Уткин тяжело встал и повернулся чуточку к залу, вероятно, привлекая к этой сцене и как бы отвечая на первый вопрос Мирославова.
Вот с какими типами мне приходится работать – говорила его горькая немая поза.
На этом репетиция была закончена, Мирославов поднялся со своего места, чтобы пойти к Уткину в кабинет.
Но Уткин появился в зале.
– Мы можем поговорить и здесь, – сказал он, не поздоровавшись.
– Здравствуйте, Владимир Исаевич, – сказал Мирославов, протягивая руку.
– Ах, да – здравствуйте! – судорожно схватил протянутую руку обеими руками Уткин.
Ладони у него были влажными и вялыми, рука чуточку подрагивала.
– Вячеслав Владимирович, – подсказал Мирославов.
– Именно – Вячеслав Владимирович. Так что вы хотели узнать в нашем Богом забытом театре? Какие такие преступления совершаются тут, что мы имеем удовольствие видеть у себя столь уважаемого человека?
– Естественно, я не пришел к вам ради знакомства с жизнью актеров и режиссеров, хотя все это очень интересно.
– Абсолютно не интересно. Грязно, ложно и идиотно. Я бы с удовольствием сейчас поменялся с вами профессией.
– Не верю. Так, кажется, говорил Станиславский. Вам нравится, чем вы занимаетесь.

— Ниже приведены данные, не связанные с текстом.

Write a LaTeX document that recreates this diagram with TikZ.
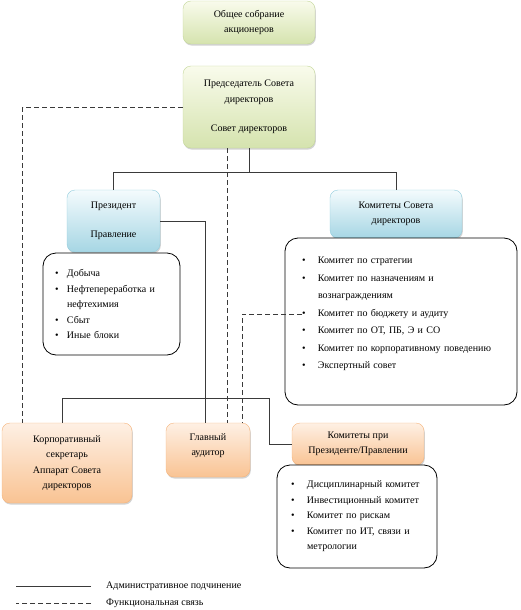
\documentclass[tikz,border=0pt]{standalone}
\usepackage{fontspec}
\setmainfont{Liberation Serif}
\usetikzlibrary{positioning,shadows}

\definecolor{grnTop}{HTML}{F9FBEC}
\definecolor{grnBot}{HTML}{D5E3AE}
\definecolor{grnLine}{HTML}{C4D79B}
\definecolor{bluTop}{HTML}{F4FBFD}
\definecolor{bluBot}{HTML}{A6D6E4}
\definecolor{bluLine}{HTML}{93CDDD}
\definecolor{orgTop}{HTML}{FEF0E4}
\definecolor{orgBot}{HTML}{F9C393}
\definecolor{orgLine}{HTML}{F5B47C}
\definecolor{lineGray}{HTML}{3A3A3A}

\newcommand{\itm}[1][12pt]{\makebox[#1][l]{\textbullet}}

\begin{document}
\begin{tikzpicture}[
x=1pt, y=-1pt,
font=\fontsize{10}{15.5}\selectfont,
box/.style={
rectangle,
rounded corners=8pt,
align=center,
inner sep=2pt,
drop shadow={opacity=0.35, shadow xshift=0.8pt, shadow yshift=-1.6pt}
},
greenbox/.style={box, draw=grnLine, top color=grnTop, bottom color=grnBot},
bluebox/.style={box, draw=bluLine, top color=bluTop, bottom color=bluBot},
orangebox/.style={box, draw=orgLine, top color=orgTop, bottom color=orgBot},
listbox/.style={
rectangle,
draw=black,
line width=0.8pt,
fill=white,
rounded corners=13pt,
align=left
},
admin/.style={draw=lineGray, line width=0.9pt},
func/.style={admin, dash pattern=on 5pt off 3pt}
]
\useasboundingbox (0,0) rectangle (521,610);

% top levels
\node[greenbox, minimum width=132pt, minimum height=43pt] (gsm) at (249,22.5) {Общее собрание\\акционеров};
\node[greenbox, minimum width=132pt, minimum height=82pt] (ch) at (249,107) {Председатель Совета\\директоров\\[14pt]Совет директоров};

% president
\node[bluebox, minimum width=93pt, minimum height=62pt] (pres) at (113.5,221) {Президент\\[14pt]Правление};
\node[listbox, minimum width=137pt, minimum height=102pt, text width=113pt, inner xsep=12pt] (presl) at (111.5,304)
{\itm Добыча\\
\itm Нефтепереработка и\\
\hspace*{12pt}нефтехимия\\
\itm Сбыт\\
\itm Иные блоки};

% committees of the board
\node[bluebox, minimum width=132pt, minimum height=48pt] (kbd) at (396,214) {Комитеты Совета\\директоров};
\node[listbox, minimum width=232pt, minimum height=167pt, text width=198pt, inner xsep=17pt,
font=\fontsize{10}{17.5}\selectfont] (kbdl) at (401,321.5)
{\itm[16pt]Комитет по стратегии\\
\itm[16pt]Комитет по назначениям и\\
\hspace*{16pt}вознаграждениям\\
\itm[16pt]Комитет по бюджету и аудиту\\
\itm[16pt]Комитет по ОТ, ПБ, Э и СО\\
\itm[16pt]Комитет по корпоративному поведению\\
\itm[16pt]Экспертный совет\\
\mbox{}};
\coordinate (kba) at (302,314);

% lower level
\node[orangebox, minimum width=130pt, minimum height=80pt] (sec) at (67,463) {Корпоративный\\секретарь\\Аппарат Совета\\директоров};
\node[orangebox, minimum width=84pt, minimum height=54pt] (aud) at (208,450) {Главный\\аудитор\\[-5pt]\mbox{}};
\node[orangebox, minimum width=132pt, minimum height=42pt] (kp) at (358,444) {Комитеты при\\Президенте/Правлении};
\node[listbox, minimum width=160pt, minimum height=103pt, text width=132pt, inner xsep=14pt] (kpl) at (357,516.5)
{\itm[16pt]Дисциплинарный комитет\\
\itm[16pt]Инвестиционный комитет\\
\itm[16pt]Комитет по рискам\\
\itm[16pt]Комитет по ИТ, связи и\\
\hspace*{16pt}метрологии};

% connectors
\coordinate (busR) at (269,398);
\draw[admin] (ch.south) -- ++(0,24) -| (pres.north);
\draw[admin] (ch.south) ++(0,24) -| (kbd.north);
\draw[admin] (pres.east) -| ([xshift=-3pt]aud.north);
\draw[admin] ([xshift=-5pt]sec.north) |- (busR) |- (kp.west);
\draw[func] (ch.west) -| ([xshift=21pt]sec.north west);
\draw[func] ([xshift=-22pt]ch.south) -- ([xshift=-22pt]ch.south |- aud.north);
\draw[func] (kba) -| ([xshift=34pt]aud.north);

% legend
\node[anchor=west, inner sep=0pt] (lgA) at (106,586) {Административное подчинение};
\node[anchor=west, inner sep=0pt] (lgF) at (106,603) {Функциональная связь};
\draw[admin] ([xshift=-15pt]lgA.west) -- ++(-75,0);
\draw[func] ([xshift=-15pt]lgF.west) -- ++(-75,0);

\end{tikzpicture}
\end{document}
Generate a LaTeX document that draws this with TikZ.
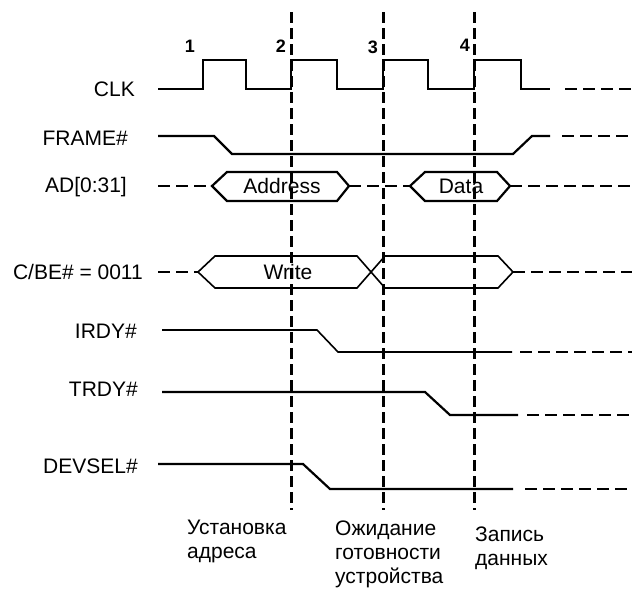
\documentclass[tikz,border=0pt]{standalone}
\usepackage{fontspec}
\setmainfont{Liberation Sans}
\usepackage{tikz}
\tikzset{
    siglabel/.style={anchor=east, inner sep=0pt, font=\fontsize{21}{24}\selectfont},
    busname/.style={inner sep=0pt, font=\fontsize{21}{24}\selectfont},
    edgenum/.style={inner sep=0pt, font=\fontsize{18}{20}\selectfont\bfseries},
    phaselabel/.style={anchor=base west, inner sep=0pt, align=left, font=\fontsize{21}{24}\selectfont},
    wave/.style={line width=2.2pt, line join=miter},
    thinwave/.style={line width=1.6pt, line join=miter},
    waveext/.style={line width=2.2pt, dash pattern=on 12pt off 6pt},
    thinext/.style={line width=1.6pt, dash pattern=on 12pt off 6pt},
    edgeline/.style={line width=3pt, dash pattern=on 11pt off 5pt},
}

\begin{document}
\begin{tikzpicture}[x=1pt, y=-1pt]
    \useasboundingbox (0,0) rectangle (632,589);

    \foreach \x/\n in {291/2, 383/3, 474/4}
        \draw[edgeline] (\x,12) coordinate (top\n) -- (\x,510) coordinate (bot\n);

    \node[edgenum] (n1) at (190,46) {1};
    \node[edgenum] (n2) at (281,46) {2};
    \node[edgenum] (n3) at (373,47) {3};
    \node[edgenum] (n4) at (465,45) {4};

    \node[siglabel] (clk) at (135,89) {CLK};
    \node[siglabel] (frame) at (128,138) {FRAME\#};
    \node[siglabel] (ad) at (127,187) {AD[0:31]};
    \node[siglabel] (cbe) at (143,272) {C/BE\# = 0011};
    \node[siglabel] (irdy) at (137,331) {IRDY\#};
    \node[siglabel] (trdy) at (138,389) {TRDY\#};
    \node[siglabel] (devsel) at (138,466) {DEVSEL\#};

    \draw[wave] (158,89) -- (203,89) -- (203,60) -- (246,60) -- (246,89) -- (291,89) -- (291,60)
        -- (337,60) -- (337,89) -- (383,89) -- (383,60) -- (428,60) -- (428,89) -- (474,89)
        -- (474,60) -- (521,60) -- (521,89) -- (550,89);
    \draw[waveext] (565,89) -- (632,89);

    \draw[wave] (158,136) -- (214,136) -- (232,154) -- (513,154) -- (532,136) -- (550,136);
    \draw[waveext] (562,136) -- (630,136);

    \draw[waveext] (158,186) -- (212,186);
    \draw[wave] (212,186) -- (227,172) -- (337,172) -- (349,186) -- (337,201) -- (227,201) -- cycle;
    \node[busname] (addr) at (282,186) {Address};
    \draw[waveext] (349,186) -- (410,186);
    \draw[wave] (410,186) -- (425,172) -- (497,172) -- (510,186) -- (497,201) -- (425,201) -- cycle;
    \node[busname] (data) at (461,186) {Data};
    \draw[waveext] (510,186) -- (632,186);

    \draw[waveext] (158,272) -- (198,272);
    \draw[thinwave] (198,272) -- (215,256) -- (357,256) -- (385,288) -- (498,288) -- (513,272)
        -- (498,256) -- (385,256) -- (357,288) -- (215,288) -- cycle;
    \node[busname] (write) at (288,272) {Write};
    \draw[waveext] (513,272) -- (632,272);

    \draw[thinwave] (162,330) -- (317,330) -- (338,352) -- (512,352);
    \draw[thinext] (520,352) -- (632,352);

    \draw[wave] (162,392) -- (425,392) -- (450,415) -- (518,415);
    \draw[waveext] (527,415) -- (632,415);

    \draw[wave] (158,464) -- (303,464) -- (330,489) -- (513,489);
    \draw[waveext] (525,489) -- (632,489);

    \node[phaselabel] (setup) at (187,558) {Установка\\адреса};
    \node[phaselabel] (wait) at (335,583) {Ожидание\\готовности\\устройства};
    \node[phaselabel] (store) at (475,565) {Запись\\данных};
\end{tikzpicture}
\end{document}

Это видно по каждому движению.
– Ну да – вы ведь следователь. С вами ухо востро держать нужно.
Но скажите – за что любить мою профессию? Вот за такие сцены, которую вы наблюдали? Театр уже давно умер, остались лишь зрители. А актеры и прочая шваль, которая тут вертится под ногами, всего лишь прикрывающиеся профессией, чтобы быть каким-нибудь первым лицом среди других.
Вот почему никто из моих подопечных никогда не собираются поговорить о своей работе. Разве что под рюмочку. Да и о чем говорить!? Раньше театр диктовал кино манеру игры, а сегодня все наоборот.
И все-таки, что вас привело к нам?
Мирославов давно заготовил ответ на этот вопрос, но сейчас раздумывал – вряд ли Уткин поверит в него.
– Пока я об этом сказать не могу в интересах следствия.
– Ну так я вам скажу. Вы пришли меня расспросить о Демове и его жене. Странно она умерла. И я был поражен, как быстро было закрыто следствие. Ведь ясно, что не могла она умереть от сердечной недостаточности.
Я не раз бывал у них дома, она ведь наша актриса, разговаривал с ней. Мы всячески помогали…Потом, я ее хорошо знал.
Уткин слегка откинул чисто по театральному голову и посмотрел в потолок. Мирославов вспомнил этот жест на телеэкране. Тут же сделал засечку: так Уткин делает, когда вспоминает хорошее, приятное. И тогда в экране он говорил возвышенно, с романтическим подъемом.
Значит, разговор о Демовой доставлял режиссеру Уткину такое высокое чувство. Может, он был ее любовником?
– Лара не могла умереть от такой болезни – с сердцем у нее не было проблем.
– А может, она приняла сильные лекарства и покончила с собой?